The localization of COL10A1, MMP-13, and Runx2 in the deep zone of OA cartilage suggests that the chondrocytes attempt a defective repair response by recapitulation of the hypertrophic phenotype [3,231]. In the developing growth plate, Runx2-dependent expression of RANKL is observed in the hypertrophic chondrocytes that are at the boundary, next to the calcifying cartilage [107]. This suggests that cells in bone and calcified cartilage interact. The growth arrest and DNA inducible protein, GADD457, which mediates cell survival and the expression of Mmp13 and Col10a1 in hyper-trophic chondrocytes in the growth plate, may also be a target in OA cartilage, where it is expressed in chondrocytes, in clusters and in deep zone OA chondrocytes [96]. An imbalance between IGF and IGFBP and the presence of the hepatocyte growth factor may modulate cartilage calcification, affecting interactions between deep zone chondrocyte and the subchondral bone [81,135].

The disruption of cartilage and bone formation during embryonic development also suggests that interactions between these tissues are important for the development of OA (Table 3.1).
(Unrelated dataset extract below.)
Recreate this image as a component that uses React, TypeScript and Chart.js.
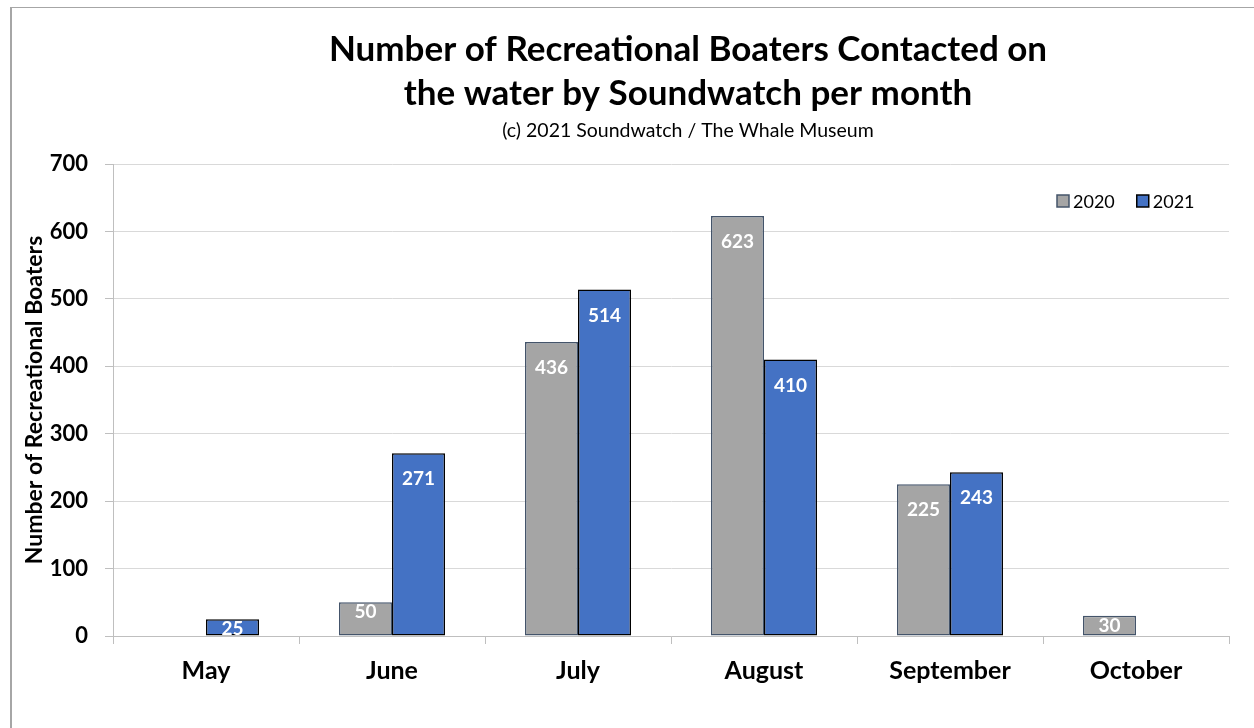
import React, { useEffect, useRef } from "react";
import { Chart, registerables } from "chart.js";

Chart.register(...registerables);

const months = ["May", "June", "July", "August", "September", "October"];
const values2020: (number | null)[] = [null, 50, 436, 623, 225, 30];
const values2021: (number | null)[] = [25, 271, 514, 410, 243, null];
const seriesLabels = ["2020", "2021"];
const titleLines = ["Number of Recreational Boaters Contacted on", "the water by Soundwatch per month"];
const subtitleText = "(c) 2021 Soundwatch / The Whale Museum";
const yAxisTitle = "Number of Recreational Boaters";

const FONT = "Lato, 'Noto Sans', sans-serif";
const GRAY = "#a5a5a5";
const GRAY_BORDER = "#44546a";
const BLUE = "#4472c4";
const BLUE_BORDER = "#000000";

const labelPlugin = {
  id: "valueLabels",
  afterDatasetsDraw(chart: any) {
    const ctx = chart.ctx;
    ctx.save();
    ctx.font = `bold 19px ${FONT}`;
    ctx.fillStyle = "#ffffff";
    ctx.textAlign = "center";
    ctx.textBaseline = "middle";
    chart.data.datasets.forEach((ds: any, di: number) => {
      const meta = chart.getDatasetMeta(di);
      meta.data.forEach((bar: any, i: number) => {
        const v = ds.data[i];
        if (v === null || v === undefined) return;
        const h = bar.base - bar.y;
        const y = h > 50 ? bar.y + 26 : bar.y + 10;
        ctx.fillText(String(v), bar.x, y);
      });
    });
    ctx.restore();
  },
};

const titlePlugin = {
  id: "customTitle",
  afterDraw(chart: any) {
    const ctx = chart.ctx;
    const area = chart.chartArea;
    const cx = (area.left + area.right) / 2 + 17;
    ctx.save();
    ctx.fillStyle = "#000";
    ctx.textAlign = "center";
    ctx.textBaseline = "middle";
    ctx.font = `bold 35px ${FONT}`;
    ctx.fillText(titleLines[0], cx, area.top - 114);
    ctx.fillText(titleLines[1], cx, area.top - 70);
    ctx.font = `19.5px ${FONT}`;
    ctx.fillText(subtitleText, cx, area.top - 33);
    ctx.restore();
  },
};

const legendPlugin = {
  id: "customLegend",
  afterDraw(chart: any) {
    const ctx = chart.ctx;
    const area = chart.chartArea;
    ctx.save();
    ctx.font = `18px ${FONT}`;
    ctx.textBaseline = "middle";
    ctx.textAlign = "left";
    let x = area.right - 172;
    const cy = area.top + 37;
    chart.data.datasets.forEach((ds: any) => {
      ctx.fillStyle = ds.backgroundColor;
      ctx.fillRect(x, cy - 6, 12, 12);
      ctx.strokeStyle = ds.borderColor;
      ctx.lineWidth = 1.5;
      ctx.strokeRect(x, cy - 6, 12, 12);
      ctx.fillStyle = "#000";
      ctx.fillText(ds.label, x + 16, cy + 1);
      x += 16 + ctx.measureText(ds.label).width + 22;
    });
    ctx.restore();
  },
};

export default function App() {
  const ref = useRef<HTMLCanvasElement | null>(null);
  useEffect(() => {
    if (!ref.current) return;
    const chart = new Chart(ref.current, {
      type: "bar",
      data: {
        labels: months,
        datasets: [
          {
            label: seriesLabels[0],
            data: values2020,
            backgroundColor: GRAY,
            borderColor: GRAY_BORDER,
            borderWidth: 1.5,
            borderSkipped: false,
          },
          {
            label: seriesLabels[1],
            data: values2021,
            backgroundColor: BLUE,
            borderColor: BLUE_BORDER,
            borderWidth: 1.5,
            borderSkipped: false,
          },
        ],
      },
      options: {
        responsive: true,
        maintainAspectRatio: false,
        animation: false,
        datasets: { bar: { categoryPercentage: 0.57, barPercentage: 1.0 } },
        layout: { padding: { left: 0, right: 25, bottom: 0, top: 156 } },
        plugins: {
          legend: { display: false },
          tooltip: { enabled: false },
          title: { display: false },
        },
        scales: {
          x: {
            grid: {
              display: true,
              drawOnChartArea: false,
              drawTicks: true,
              tickLength: 8,
              offset: true,
              color: "#bfbfbf",
            },
            border: { display: true, color: "#bfbfbf", width: 1 },
            ticks: {
              color: "#000",
              font: { family: FONT, size: 25, weight: "bold" },
              padding: 12,
            },
            afterFit(scale: any) {
              scale.height = 92;
            },
          },
          y: {
            min: 0,
            max: 700,
            ticks: {
              stepSize: 100,
              color: "#000",
              font: { family: FONT, size: 22, weight: "bold" },
              padding: 17,
            },
            grid: { color: "#d9d9d9", tickLength: 8, tickColor: "#bfbfbf" },
            border: { display: true, color: "#bfbfbf", width: 1 },
            title: {
              display: true,
              text: yAxisTitle,
              color: "#000",
              font: { family: FONT, size: 23, weight: "bold", lineHeight: 1.2 },
              padding: { top: 9, bottom: 0 },
            },
            afterFit(scale: any) {
              scale.width = 101;
            },
          },
        },
      },
      plugins: [labelPlugin, legendPlugin, titlePlugin],
    });
    return () => chart.destroy();
  }, []);

  return (
    <div
      style={{
        position: "fixed",
        left: 10,
        top: 7,
        width: 1244,
        height: 721,
        boxSizing: "border-box",
        borderLeft: "2px solid #a6a6a6",
        borderTop: "1px solid #a6a6a6",
        background: "#fff",
      }}
    >
      <div style={{ position: "relative", width: 1242, height: 720 }}>
        <canvas ref={ref} />
      </div>
    </div>
  );
}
After birth, mutations in signaling proteins involved in chondrogenesis and in terminal chondrocyte differentiation may enhance susceptibility to OA. Mutation in the Ank gene encoding a multipass transmembrane protein and knockout of nucleotide pyrophos-phatase phosphodiesterase-1 (Nnp1), whose gene products control intracellular pyrophosphate levels, cause progressive or early-onset OA, associated with increased chondrocyte hypertrophy and inappropriate mineralization of the cartilage matrix [89,101]. Disruption of BMP signaling by ablation of the Bmpr1a gene, which encodes the type I BMP receptor a, results in early embryonic death, but a postnatal conditional knockout results in OA-like cartilage degeneration [184]. Loss of TGF-P signaling also increases OA-like pathology in postnatal articular cartilage, associated with increased chondrocyte hypertrophy and expression of Col10a1 [200,240].